Selepas menunaikan tugas liputan yang digeber tanpa henti saatnya menikmati Cirebon sesungguhnya. Sebenarnya saya sudah beberapa kali browsing tentang Cirebon, tapi enggak afdol kalau enggak tanya sendiri sama orang asli Cirebon.
Yang terdekat ya tukang becak yang mengantar saya. Sembari menyusuri jalanan sempit saya bertanya soal wisata terdekat di Cirebon kota. Saya tanya pantai katanya ada di sekitar sana, tapi sebenarnya itu bukan pantai melainkan pelabuhan namun orang Cirebon biasanya ke sana untuk melihat laut.
Uniknya saya berkomunikasi dengannya pakai bahasa Indonesia setengah Jakarte deh dan dia menggunakan bahasa Cirebon yang merupakan perpaduan dari bahasa Sunda dan Jawa serta sedikit nuansa Tegal. Tambah lucu karena seolah-olah saya mengerti setiap jawaban si bapak yang dilemparkan pakai bahasa itu. Haha saya baru sadar terakhir-akhir kita tetap nyambung meski pakai bahasa berbeda wkkwkwk.
Saya sempat mampir di pinggir jalan untuk beli batu akik untuk ayah saya. Dan ternyata bapak becaknya juga suka batu akik. Dia memberi rekomendasi mana batu akik yang bagus sekalian membantu menawar. Eh dia juga ikutan beli dan pamer kalau batu akik yang berwarna biru kelap kelip itu bagus. Saya mengangguk-angguk aja, wong saya juga enggak ngerti mana batu akik yang bagus hahahahah..
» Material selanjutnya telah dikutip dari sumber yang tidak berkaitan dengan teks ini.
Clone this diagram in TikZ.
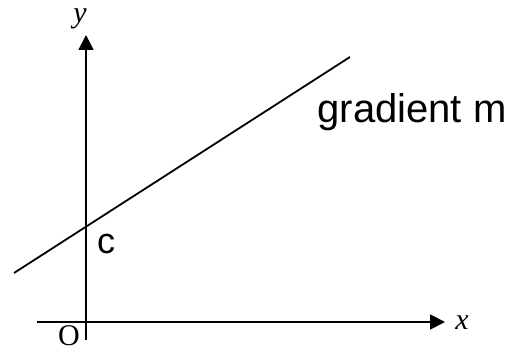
\documentclass[tikz,border=0pt]{standalone}
\usepackage{fontspec}
\setmainfont{Liberation Serif}
\newfontfamily\handfont{Liberation Sans}
\usetikzlibrary{arrows.meta}

\begin{document}
\begin{tikzpicture}[x=1pt,y=1pt,every node/.style={font=\fontsize{30}{34}\selectfont,inner sep=0pt},axis/.style={line width=1.8pt,-{Triangle[length=15pt,width=15pt]}},hand/.style={font=\handfont\fontsize{40}{44}\selectfont}]
\useasboundingbox (0,0) rectangle (516,352);
\coordinate (xa) at (37,30); \coordinate (xb) at (445,30);
\coordinate (ya) at (86,12); \coordinate (yb) at (86,317);
\coordinate (la) at (14,79); \coordinate (lb) at (350,295);
\draw[axis] (xa)--(xb); \draw[axis] (ya)--(yb);
\draw[line width=1.8pt] (la)--(lb);
\node[anchor=base] (xlab) at (462,22) {\itshape x}; \node[anchor=base] (ylab) at (80,329) {\itshape y}; \node[anchor=base] (olab) at (69,6) {O};
\node[hand,font=\handfont\fontsize{36}{40}\selectfont] (clab) at (106,108) {c};
\node[hand] (glab) at (412,240) {gradient m};
\end{tikzpicture}
\end{document}
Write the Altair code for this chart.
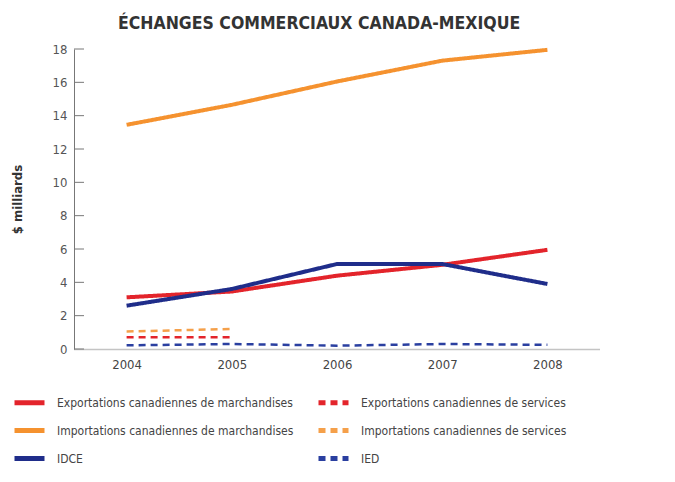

Dengan kesepakatan harga Rp 40 ribu dia rela mengantar saya ke pelabuhan dan lanjut nanti malam membeli nasi jambal yang paling maknyos di sana.
Pada dasarnya Cirebon adalah kota yang panas dengan sedikit sekali destinasi wisata di dalamnya. Awalnya saya diajak keliling kota tua ala-ala Cirebon yang merupakan bekas bank pemerintah Belanda dulu yaitu De Javanesche Bank, ada juga kantor pos sampai gereja yang ada di area Jalan Yos Sudarso. Gak jauh dari situ ada bekas pabrik rokok di zaman yang sama British American Tobacco yang masih bagus-bagus.
Tidak jauh dari sini ada pelabuhan yang saya bilang tadi ada pantainya, dan tau-taunya..... jreng-jreng saya planga plongo. Sebenarnya pelabuhan ini milik Pelindo II yang enggak bisa sembarang masuk untuk wisata hahaha, tapi kayaknya si bapak becak dan orang Cirebon lainnya udah biasa jalan-jalan di sini sambil naik motor. Saya sempat bingung pantainya sebelah mana karena di sekitar cuma ada kapal-kapal bekas sampai bangunan tua yang enggak terawat. Sayang.
Jalan sekitar 300 meter baru nemu air yang secara harfiah maksudnya pantai. Lagi-lagi saya kecewa karena kotornya nauzubillah. Bahkan airnya buat nyuci kapal, airnya cokelat sampai hampir hitam sampah dimana-mana. Mengerikan deh. Pantainya juga gak ada pasir adanya ilalang. Jadi menyadari pantai bukan cuma yang ada pasirnya hahaha
Di sini saya juga kenalan dengan dua wanita Cirebon asli yang tengah jalan-jalan ke Cirebon. Mereka juga melengkapi bahan liputan saya. Traveling itu emang harus menyesap semuanya, budaya, makanan, orang-orangnya pokoknya semuanya.
Saya sedih melihat pantai milik Cirebon ini. Ya, kalau udah pantai enggak begitu bagus jangan ditambah kotor sama sampah lah. Makanya Cirebon menurut saya termasuk tempat yang mungkin enggak akan saya kunjungi lagi. Selain karena mistisnya kental, daerah ini hampir enggak punya tempat atau alam yang bagus, kecuali orang-orangnya yang ramah seperti kebanyakan daerah di Indonesia lainnya.